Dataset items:
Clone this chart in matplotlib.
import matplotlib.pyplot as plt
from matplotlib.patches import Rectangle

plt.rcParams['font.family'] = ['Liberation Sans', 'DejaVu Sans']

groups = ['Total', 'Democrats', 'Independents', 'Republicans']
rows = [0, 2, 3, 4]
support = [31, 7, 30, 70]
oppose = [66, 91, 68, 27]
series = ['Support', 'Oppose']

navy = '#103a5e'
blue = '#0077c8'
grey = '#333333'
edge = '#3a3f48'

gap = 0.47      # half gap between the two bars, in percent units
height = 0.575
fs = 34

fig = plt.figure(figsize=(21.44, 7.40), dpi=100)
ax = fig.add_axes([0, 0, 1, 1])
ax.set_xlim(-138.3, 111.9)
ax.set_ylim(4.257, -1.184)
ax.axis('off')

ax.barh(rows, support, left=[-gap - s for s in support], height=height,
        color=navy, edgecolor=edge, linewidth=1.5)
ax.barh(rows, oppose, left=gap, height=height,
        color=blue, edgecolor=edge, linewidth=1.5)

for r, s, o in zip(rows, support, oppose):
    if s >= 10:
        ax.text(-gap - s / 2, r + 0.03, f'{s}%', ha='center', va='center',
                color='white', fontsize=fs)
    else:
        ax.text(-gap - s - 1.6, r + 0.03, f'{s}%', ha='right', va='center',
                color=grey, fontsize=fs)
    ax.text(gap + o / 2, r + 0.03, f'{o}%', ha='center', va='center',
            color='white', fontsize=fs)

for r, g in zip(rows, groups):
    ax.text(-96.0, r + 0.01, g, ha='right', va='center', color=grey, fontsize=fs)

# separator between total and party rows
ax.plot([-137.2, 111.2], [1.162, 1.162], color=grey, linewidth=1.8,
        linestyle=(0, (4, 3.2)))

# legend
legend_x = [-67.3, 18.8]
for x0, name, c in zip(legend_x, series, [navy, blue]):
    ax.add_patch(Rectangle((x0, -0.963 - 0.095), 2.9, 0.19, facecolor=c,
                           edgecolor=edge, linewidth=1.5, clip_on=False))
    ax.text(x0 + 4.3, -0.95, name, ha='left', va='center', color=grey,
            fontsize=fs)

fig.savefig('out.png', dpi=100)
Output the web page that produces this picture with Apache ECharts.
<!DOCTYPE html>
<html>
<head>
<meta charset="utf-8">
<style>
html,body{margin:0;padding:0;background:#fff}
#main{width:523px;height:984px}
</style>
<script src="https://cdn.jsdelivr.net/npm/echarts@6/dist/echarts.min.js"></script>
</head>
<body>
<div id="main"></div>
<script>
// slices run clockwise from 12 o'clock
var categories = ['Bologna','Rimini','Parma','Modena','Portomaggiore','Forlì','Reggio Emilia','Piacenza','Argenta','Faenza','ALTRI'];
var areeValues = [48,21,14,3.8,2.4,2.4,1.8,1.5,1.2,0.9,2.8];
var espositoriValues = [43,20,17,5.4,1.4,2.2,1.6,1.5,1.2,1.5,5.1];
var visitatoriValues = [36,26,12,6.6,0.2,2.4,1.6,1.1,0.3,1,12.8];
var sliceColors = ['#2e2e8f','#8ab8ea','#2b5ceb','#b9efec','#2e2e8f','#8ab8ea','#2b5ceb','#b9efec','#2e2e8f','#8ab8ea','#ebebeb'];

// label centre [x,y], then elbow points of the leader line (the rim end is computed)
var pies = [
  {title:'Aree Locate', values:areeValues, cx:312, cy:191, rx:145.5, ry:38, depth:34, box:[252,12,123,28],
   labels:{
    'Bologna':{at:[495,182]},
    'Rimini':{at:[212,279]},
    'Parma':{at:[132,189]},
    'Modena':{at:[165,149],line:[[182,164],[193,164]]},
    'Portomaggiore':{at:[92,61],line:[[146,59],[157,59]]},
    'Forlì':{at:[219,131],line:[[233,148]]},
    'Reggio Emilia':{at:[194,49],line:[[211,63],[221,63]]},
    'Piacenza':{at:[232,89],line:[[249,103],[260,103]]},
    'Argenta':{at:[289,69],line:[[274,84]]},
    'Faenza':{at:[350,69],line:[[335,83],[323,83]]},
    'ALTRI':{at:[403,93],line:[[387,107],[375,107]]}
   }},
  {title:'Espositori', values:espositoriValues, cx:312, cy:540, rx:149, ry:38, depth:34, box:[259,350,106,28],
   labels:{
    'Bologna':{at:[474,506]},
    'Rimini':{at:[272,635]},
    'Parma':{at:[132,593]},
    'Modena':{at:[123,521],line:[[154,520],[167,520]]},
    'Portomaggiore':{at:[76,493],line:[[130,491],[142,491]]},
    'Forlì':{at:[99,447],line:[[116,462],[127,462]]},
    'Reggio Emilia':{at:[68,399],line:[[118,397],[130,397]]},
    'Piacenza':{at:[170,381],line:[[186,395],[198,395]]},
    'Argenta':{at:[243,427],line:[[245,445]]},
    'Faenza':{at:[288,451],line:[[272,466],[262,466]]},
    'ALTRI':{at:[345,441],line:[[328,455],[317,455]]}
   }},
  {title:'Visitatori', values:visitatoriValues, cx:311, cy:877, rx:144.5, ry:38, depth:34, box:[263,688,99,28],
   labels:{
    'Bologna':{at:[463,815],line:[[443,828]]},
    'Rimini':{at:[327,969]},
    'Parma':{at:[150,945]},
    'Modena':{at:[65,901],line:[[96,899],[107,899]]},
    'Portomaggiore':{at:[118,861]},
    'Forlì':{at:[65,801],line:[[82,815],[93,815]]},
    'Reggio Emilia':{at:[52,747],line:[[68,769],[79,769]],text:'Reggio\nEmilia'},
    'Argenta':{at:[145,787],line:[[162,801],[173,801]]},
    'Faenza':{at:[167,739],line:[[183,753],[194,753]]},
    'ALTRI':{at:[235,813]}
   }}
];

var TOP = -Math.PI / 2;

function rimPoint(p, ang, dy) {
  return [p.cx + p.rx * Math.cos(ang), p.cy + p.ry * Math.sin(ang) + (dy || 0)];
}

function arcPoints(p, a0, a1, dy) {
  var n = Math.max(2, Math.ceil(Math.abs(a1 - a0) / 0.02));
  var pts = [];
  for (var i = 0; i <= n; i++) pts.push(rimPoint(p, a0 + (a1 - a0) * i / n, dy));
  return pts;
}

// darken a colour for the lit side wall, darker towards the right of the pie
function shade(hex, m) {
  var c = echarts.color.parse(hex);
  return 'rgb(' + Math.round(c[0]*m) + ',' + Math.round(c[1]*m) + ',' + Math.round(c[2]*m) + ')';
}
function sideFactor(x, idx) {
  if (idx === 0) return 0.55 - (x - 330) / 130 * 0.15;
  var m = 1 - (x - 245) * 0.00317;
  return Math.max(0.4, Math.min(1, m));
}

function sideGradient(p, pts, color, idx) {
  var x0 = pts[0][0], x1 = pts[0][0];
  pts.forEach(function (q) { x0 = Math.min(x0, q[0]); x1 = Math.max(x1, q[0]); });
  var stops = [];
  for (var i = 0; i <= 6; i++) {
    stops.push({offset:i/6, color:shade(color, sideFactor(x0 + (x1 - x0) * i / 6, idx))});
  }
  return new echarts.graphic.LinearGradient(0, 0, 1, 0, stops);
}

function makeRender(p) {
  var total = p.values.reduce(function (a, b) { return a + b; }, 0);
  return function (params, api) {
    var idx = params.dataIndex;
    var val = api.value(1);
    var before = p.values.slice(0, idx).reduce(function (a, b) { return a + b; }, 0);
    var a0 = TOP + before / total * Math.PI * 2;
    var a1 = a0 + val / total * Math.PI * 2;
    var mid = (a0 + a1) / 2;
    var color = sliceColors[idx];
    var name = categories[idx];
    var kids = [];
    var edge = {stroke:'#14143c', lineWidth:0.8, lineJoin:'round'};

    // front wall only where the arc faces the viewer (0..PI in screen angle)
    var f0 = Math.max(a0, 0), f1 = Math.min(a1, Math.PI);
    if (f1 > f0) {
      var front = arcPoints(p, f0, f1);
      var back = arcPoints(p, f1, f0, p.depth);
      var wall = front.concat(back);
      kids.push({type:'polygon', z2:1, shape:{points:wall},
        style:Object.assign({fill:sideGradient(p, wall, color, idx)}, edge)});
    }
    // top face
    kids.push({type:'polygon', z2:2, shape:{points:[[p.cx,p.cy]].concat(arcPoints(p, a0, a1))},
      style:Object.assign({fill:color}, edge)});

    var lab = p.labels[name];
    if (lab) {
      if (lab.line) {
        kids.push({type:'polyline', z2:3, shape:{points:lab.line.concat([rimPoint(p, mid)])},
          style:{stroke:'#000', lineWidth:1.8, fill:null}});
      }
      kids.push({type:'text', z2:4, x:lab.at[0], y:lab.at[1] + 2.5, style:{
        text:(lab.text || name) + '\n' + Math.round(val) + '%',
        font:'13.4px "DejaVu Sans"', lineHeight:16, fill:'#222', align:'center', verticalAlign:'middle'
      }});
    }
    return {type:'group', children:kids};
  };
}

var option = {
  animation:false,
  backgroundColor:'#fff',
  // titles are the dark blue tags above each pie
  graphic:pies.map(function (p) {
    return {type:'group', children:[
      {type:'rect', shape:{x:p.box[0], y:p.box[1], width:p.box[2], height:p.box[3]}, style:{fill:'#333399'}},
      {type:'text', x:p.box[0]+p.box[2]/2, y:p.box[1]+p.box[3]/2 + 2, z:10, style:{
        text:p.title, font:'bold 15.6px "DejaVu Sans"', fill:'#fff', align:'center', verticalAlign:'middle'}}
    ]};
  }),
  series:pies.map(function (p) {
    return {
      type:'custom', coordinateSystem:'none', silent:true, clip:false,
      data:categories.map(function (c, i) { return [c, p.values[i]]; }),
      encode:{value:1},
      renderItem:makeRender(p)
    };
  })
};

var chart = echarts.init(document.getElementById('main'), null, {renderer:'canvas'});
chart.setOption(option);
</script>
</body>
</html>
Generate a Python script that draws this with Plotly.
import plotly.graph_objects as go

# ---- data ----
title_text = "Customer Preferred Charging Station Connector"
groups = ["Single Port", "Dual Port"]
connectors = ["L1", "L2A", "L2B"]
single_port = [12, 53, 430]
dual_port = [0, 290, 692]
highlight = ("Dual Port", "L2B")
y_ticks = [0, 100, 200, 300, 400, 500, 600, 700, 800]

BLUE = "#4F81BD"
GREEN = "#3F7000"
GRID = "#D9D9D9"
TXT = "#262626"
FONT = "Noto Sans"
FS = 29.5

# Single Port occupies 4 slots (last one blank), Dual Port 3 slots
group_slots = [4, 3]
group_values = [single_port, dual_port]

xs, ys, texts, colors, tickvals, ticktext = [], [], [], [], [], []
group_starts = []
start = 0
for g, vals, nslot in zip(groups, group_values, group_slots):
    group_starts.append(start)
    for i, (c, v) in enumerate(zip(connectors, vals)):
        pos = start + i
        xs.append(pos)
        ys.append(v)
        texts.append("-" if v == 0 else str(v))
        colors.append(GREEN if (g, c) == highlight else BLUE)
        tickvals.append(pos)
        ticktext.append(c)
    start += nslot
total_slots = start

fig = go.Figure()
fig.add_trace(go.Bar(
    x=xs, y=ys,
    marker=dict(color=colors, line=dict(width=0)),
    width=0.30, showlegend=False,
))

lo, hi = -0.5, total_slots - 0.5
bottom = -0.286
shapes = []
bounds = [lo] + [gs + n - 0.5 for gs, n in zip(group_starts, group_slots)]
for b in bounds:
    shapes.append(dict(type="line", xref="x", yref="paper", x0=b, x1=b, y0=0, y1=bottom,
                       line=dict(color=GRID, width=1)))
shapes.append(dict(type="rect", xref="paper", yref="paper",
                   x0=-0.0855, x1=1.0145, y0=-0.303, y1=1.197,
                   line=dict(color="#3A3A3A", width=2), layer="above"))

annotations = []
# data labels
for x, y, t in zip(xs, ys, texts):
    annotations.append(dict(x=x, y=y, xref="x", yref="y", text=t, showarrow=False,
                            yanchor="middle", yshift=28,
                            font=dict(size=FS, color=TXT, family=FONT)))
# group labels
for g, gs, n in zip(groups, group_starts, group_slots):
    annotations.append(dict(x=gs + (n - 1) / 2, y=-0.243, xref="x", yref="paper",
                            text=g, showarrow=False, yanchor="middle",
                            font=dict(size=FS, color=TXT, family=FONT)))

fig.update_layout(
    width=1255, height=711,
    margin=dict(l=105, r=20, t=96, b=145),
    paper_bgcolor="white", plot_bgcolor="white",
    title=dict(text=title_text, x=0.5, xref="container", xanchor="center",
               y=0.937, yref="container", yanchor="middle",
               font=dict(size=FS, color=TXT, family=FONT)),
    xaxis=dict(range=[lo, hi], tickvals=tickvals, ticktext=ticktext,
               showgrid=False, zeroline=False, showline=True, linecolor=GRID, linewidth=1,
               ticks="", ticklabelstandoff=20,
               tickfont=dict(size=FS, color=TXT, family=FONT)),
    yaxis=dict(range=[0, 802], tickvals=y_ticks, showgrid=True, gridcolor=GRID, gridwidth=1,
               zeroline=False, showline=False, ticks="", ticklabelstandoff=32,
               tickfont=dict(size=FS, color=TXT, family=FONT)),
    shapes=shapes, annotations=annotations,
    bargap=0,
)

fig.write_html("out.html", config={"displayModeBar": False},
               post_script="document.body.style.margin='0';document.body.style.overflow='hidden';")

▶ _THE EXERCISE_
Output a single number: how many lines contain the word "this".

▶ _PROBLEM SOLUTION_
3